At 700 feet above sea level on the Burren's limestone plateau, a large cashel sits within a sprawling multiperiod field system, its walls still largely intact after well over a thousand years.

A cashel is a type of ringfort defined by a stone enclosure wall rather than an earthen bank, and this one is substantial: roughly oval in plan, measuring about 46 metres on its longest axis, with a double-faced wall averaging a metre in height on the exterior and reaching as much as 2.7 metres at its north-east arc. When the antiquarian T. J. Westropp visited in 1896 he recorded the wall standing up to 3 metres high and wide in places, and he noted the deliberate use of massive header blocks, some of them over two metres long, worked into the fabric. Much of that original outer face still survives, built in part directly onto sheets of exposed limestone pavement, the wall's foundation and the wider landscape being, in a sense, the same material.

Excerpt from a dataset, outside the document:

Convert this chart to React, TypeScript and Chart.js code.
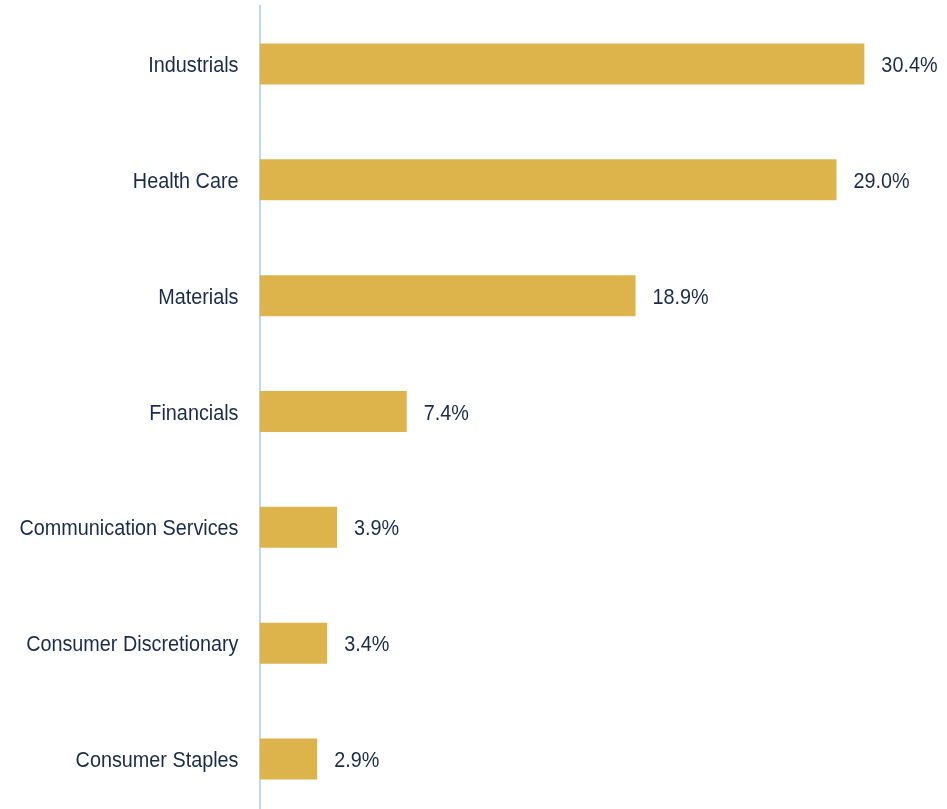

The site is recorded on Ordnance Survey maps going back to the 1897 twenty-five-inch edition under the name Mohernacartan, and appears as Mothair na Ceartán on Tim Robinson's map of the Burren from 1977. The Irish name carries a particular resonance: local folkloric tradition, recorded as far back as 1839 in the Ordnance Survey Letters, connects the enclosure with Garraidh na Ceártan, a field associated with Lon Mac Loimhtha, the mythological smith of the Tuatha Dé Danann, the supernatural race of pre-Christian Irish tradition. Westropp, who was alert to such survivals, pursued the connection further in a paper on the Cow Legend of Corofin published in the Journal of the Royal Society of Antiquaries of Ireland in 1895. Inside the cashel there is also a souterrain, an underground stone-lined passage or chamber of the kind commonly found within early medieval enclosures, situated in the north-north-west sector of the otherwise level interior. A second gap in the wall at the east-north-east, with scattered stones tumbling down the slope outside it, suggests either a secondary entrance or a later breach, and a short internal wall running inward from its edge complicates the picture further. Several later field walls radiate outward from the cashel, one of which, heading north, may itself be ancient and related to the original entrance.